Evinize gelip aylarca evinizi şenlendiren bir misafiriniz varsa yıl sonunda misafir vergisi ödemeye hazır olmalısınız. En azından Gelir Vergisi Kanunu bunu size şart koşuyor...
Eve gelen misafir, akşam geç saatlerde giderse sorun yok. Ancak gitmeyip evde kalırsa, kalmışken de, birkaç ay misafir olursa, işler karışıyor. Çünkü, "misafir vergisi" var.
Sakın bu da nereden çıktı diye sormayın, yıllardır bu vergi var.
Gelir Vergisi Yasası'nın, misafir vergisi ile ilgili 73/3. maddesine göre, "Malsahibi ile birlikte akrabaların da aynı evde veya dairede ikamet etmesi" halinde, misafir vergisi alınmıyor. Ancak, evde ya da dairede mal sahibi ile birlikte ikamet edenin akraba olmaması halinde, malsahibinin "misafir vergisi" ödemesi gerekiyor. Bu durumda olanların, içinde bulunduğumuz Ocak ayının sonuna kadar, kira geliri elde edilmiş gibi, yıllık gelir vergisi beyannamesi doldurup, ilgili vergi dairesine vermeleri gerekiyor. Beyanname üzerinden hesaplanan gelir vergisinin de, 2001 yılının Ocak, Nisan ve Temmuz aylarında üç eşit taksitle ödenmesi gerekiyor.

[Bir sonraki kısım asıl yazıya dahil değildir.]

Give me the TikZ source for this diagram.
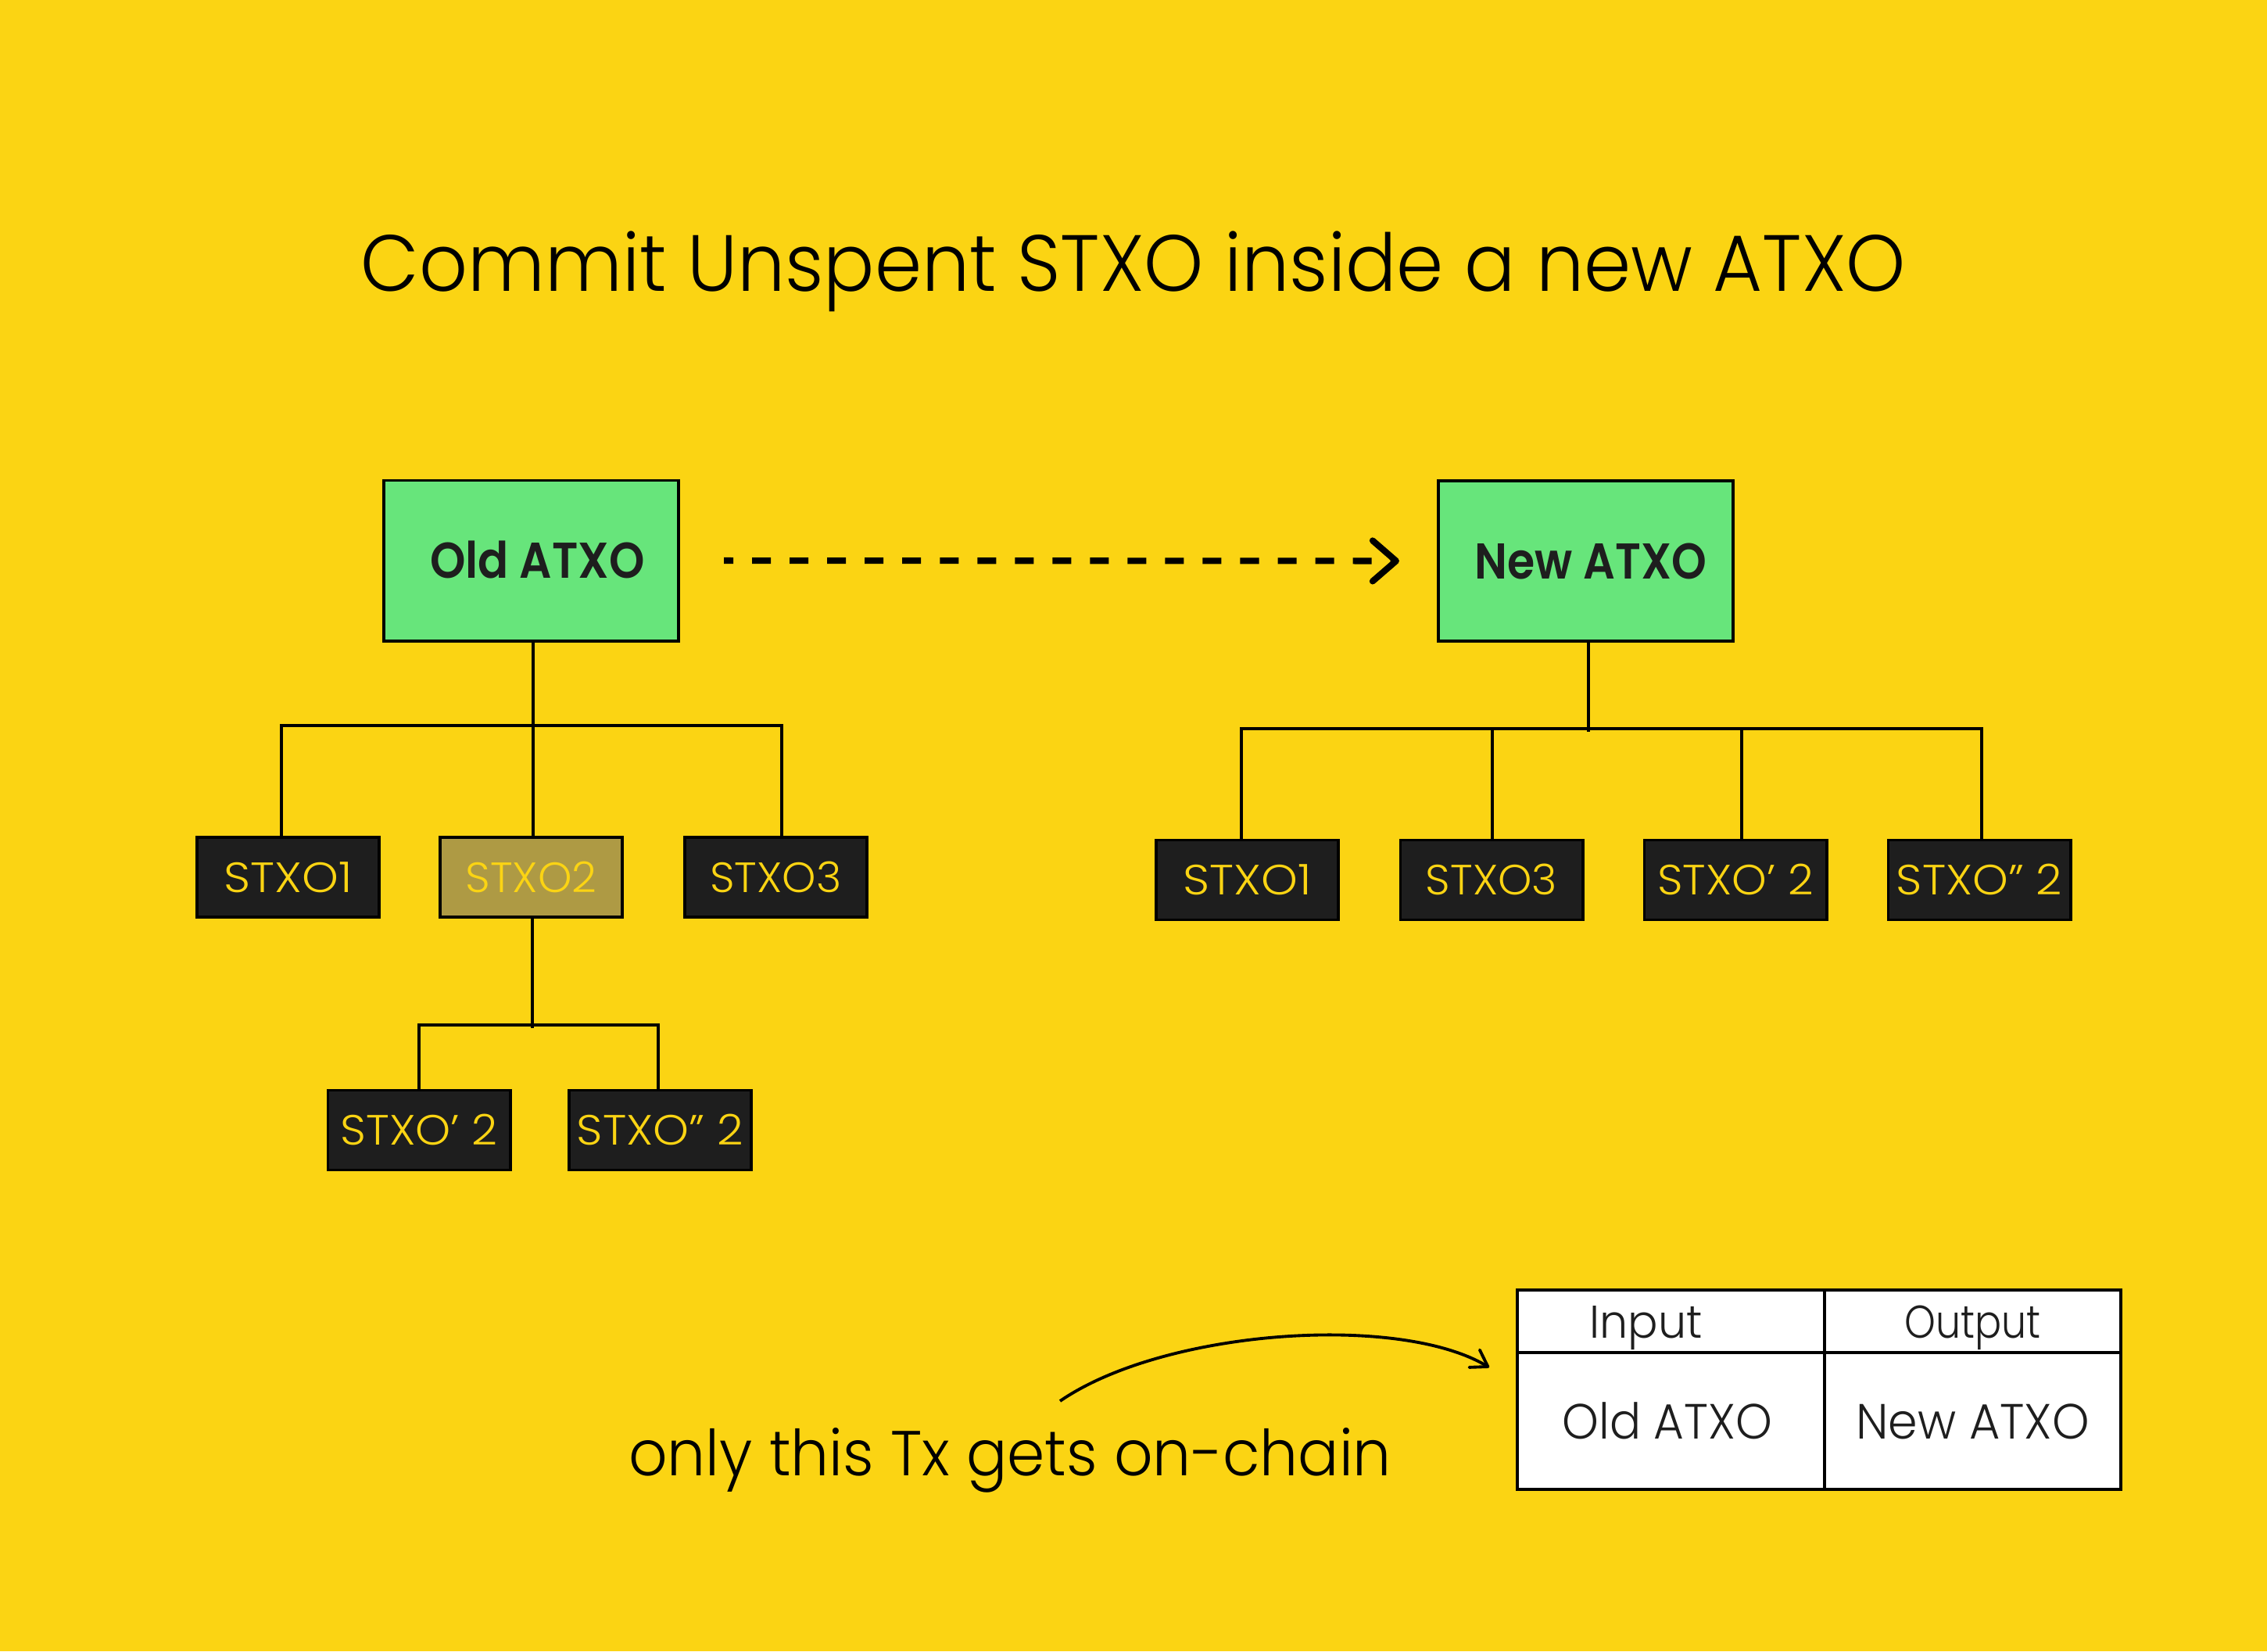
\documentclass[tikz,border=0pt]{standalone}
\usepackage{fontspec}
\usepackage{graphicx}
\usetikzlibrary{arrows.meta,calc}
\newfontfamily\thinf{Poppins Light}
\newfontfamily\stxof{Poppins Light}
\newfontfamily\atxof{Poppins SemiBold}
\newcommand\fitto[2]{\resizebox{#1}{\height}{#2}}
\definecolor{bg}{HTML}{FBD413}
\definecolor{grn}{HTML}{67E57B}
\definecolor{drk}{HTML}{1E1E1E}
\definecolor{olv}{HTML}{AE9A44}
\tikzset{
  atxo/.style={draw=black, line width=1.1pt, fill=grn, minimum width=3.77cm, minimum height=2.05cm,
    inner sep=0pt, text height=0.45cm, text depth=0pt, text=drk,
    font=\atxof\fontsize{18.3}{20}\selectfont},
  stxo/.style={draw=black, line width=1.1pt, fill=drk, minimum width=2.33cm, minimum height=1.02cm,
    inner sep=0pt, text height=0.38cm, text depth=0pt, text=bg,
    font=\stxof\fontsize{15.4}{18}\selectfont},
  conn/.style={line width=1pt, draw=black},
  tbl/.style={draw=black, line width=1pt, fill=white, inner sep=0pt, text depth=0pt, text=drk},
  thead/.style={tbl, minimum height=0.8cm, text height=0.42cm, font=\thinf\fontsize{16.7}{19}\selectfont},
  tbody/.style={tbl, minimum height=1.75cm, text height=0.45cm, font=\thinf\fontsize{18}{21}\selectfont},
}
\begin{document}
\begin{tikzpicture}[x=0.01cm, y=-0.01cm]
\fill[bg] (0,0) rectangle (2900,2112);
\useasboundingbox (0,0) rectangle (2900,2112);

% title
\node[anchor=base, font=\thinf\fontsize{29}{32}\selectfont, text=black] (title) at (1450,372)
  {\fitto{19.75cm}{Commit Unspent STXO inside a new ATXO}};

% top boxes
\node[atxo] (old) at (679.5,717) {\hspace*{0.16cm}\fitto{2.74cm}{Old ATXO}};
\node[atxo] (new) at (2028.5,717.5) {\hspace*{0.13cm}\fitto{2.96cm}{New ATXO}};

% old tree children
\node[stxo] (c1) at (368.5,1122) {\fitto{1.64cm}{STXO1}};
\node[stxo, fill=olv] (c2) at (679.5,1122) {\fitto{1.68cm}{STXO2}};
\node[stxo] (c3) at (992.5,1122) {\fitto{1.68cm}{STXO3}};
\node[stxo] (g1) at (536,1445.5) {\fitto{2.01cm}{STXO’ 2}};
\node[stxo] (g2) at (844.5,1445.5) {\fitto{2.13cm}{STXO” 2}};

% new tree children
\node[stxo] (n1) at (1595.5,1125.5) {\fitto{1.64cm}{STXO1}};
\node[stxo] (n2) at (1908,1125.5) {\fitto{1.68cm}{STXO3}};
\node[stxo] (n3) at (2220,1125.5) {\fitto{1.99cm}{STXO’ 2}};
\node[stxo] (n4) at (2532,1125.5) {\fitto{2.12cm}{STXO” 2}};

% old tree connectors
\draw[conn] ($(old.south)+(2.5,0)$) -- ($(c2.north)+(2.5,0)$);
\draw[conn] ($(c1.north)+(-8.5,0)$) |- ($(c3.north)+(7.5,-141)$) -- ($(c3.north)+(7.5,0)$);
\draw[conn] ($(c2.south)+(1.5,0)$) -- ($(c2.south)+(1.5,140)$);
\draw[conn] (g1.north) |- ($(g2.north)+(-2.5,-81.5)$) -- ($(g2.north)+(-2.5,0)$);

% new tree connectors
\draw[conn] ($(new.south)+(3.5,0)$) -- ++(0,114);
\draw[conn] ($(n1.north)+(-7.5,0)$) |- ($(n4.north)+(3,-140.5)$) -- ($(n4.north)+(3,0)$);
\draw[conn] ($(n2.north)+(1,0)$) -- ++(0,-140.5);
\draw[conn] ($(n3.north)+(8,0)$) -- ++(0,-140.5);

% dashed arrow
\draw[line width=2.3pt, dash pattern=on 0.24cm off 0.24cm, dash phase=0.12cm,
  -{Straight Barb[length=0.3cm, width=0.52cm, round]},
  shorten <=0.56cm, shorten >=0.48cm] (old.east) -- (new.west);

% table
\node[thead, minimum width=3.93cm] (tin) at (2137.5,1690) {\hspace*{-0.64cm}\fitto{1.44cm}{Input}};
\node[thead, minimum width=3.79cm] (tout) at (2523.5,1690) {\fitto{1.74cm}{Output}};
\node[tbody, minimum width=3.93cm] (told) at (2137.5,1817.5) {\hspace*{-0.09cm}\fitto{2.68cm}{Old ATXO}};
\node[tbody, minimum width=3.79cm] (tnew) at (2523.5,1817.5) {\fitto{2.98cm}{New ATXO}};

% note and curved arrow
\node[anchor=base, font=\thinf\fontsize{23.1}{26}\selectfont, text=black] (note) at (1292,1887)
  {\fitto{9.75cm}{only this Tx gets on-chain}};
\coordinate (cs) at (1356,1792);
\coordinate (ce) at (1905,1749);
\draw[line width=1.1pt, -{Straight Barb[length=0.2cm, width=0.26cm, round]}]
  (cs) .. controls (1490,1700) and (1790,1680) .. (ce);
\end{tikzpicture}
\end{document}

Evde kalan misafir nedeniyle ödenecek verginin hesaplanmasında, evin "emlak vergisi değeri" ve evde kaç kişinin kaldığı çok önemli.
Hesaplama sırasında, evin emlak vergisi değerinin yüzde 5'i, yıllık emsal kira bedeli olarak kabul edilecek.
Evde bir malsahibi bir de misafir birlikte kalıyorsa, hesaplanan bedelin yarısı, evde kalan misafirin kira bedeli olacak. Eğer, 6 ay misafir kalmışsa, 6 aylık kira tutarı hesaplanacak.
Hesaplanan emsal kira bedelinin 2000 yılında 630 milyon, 2001 yılında da 700 milyon liralık kısmı, Gelir Vergisinden müstesna tutulacak, aşan kısım vergiye tabi olacak.
Ancak malsahibinin evini oğluna, kızına, torununa, annesine, babasına ya da kardeşine "konut olarak" tahsis etmesi halinde, emsal kira bedeli uygulanmıyor. İşyeri olarak bedelsiz tahsis edilen gayrimenkullerde ise, durum farklı. Oğlu ya da kızı dahi olsa, malsahibinin emlak vergisine esas olan değerin yüzde 5'i oranında, yıllık kira geliri beyan etmesi gerekiyor.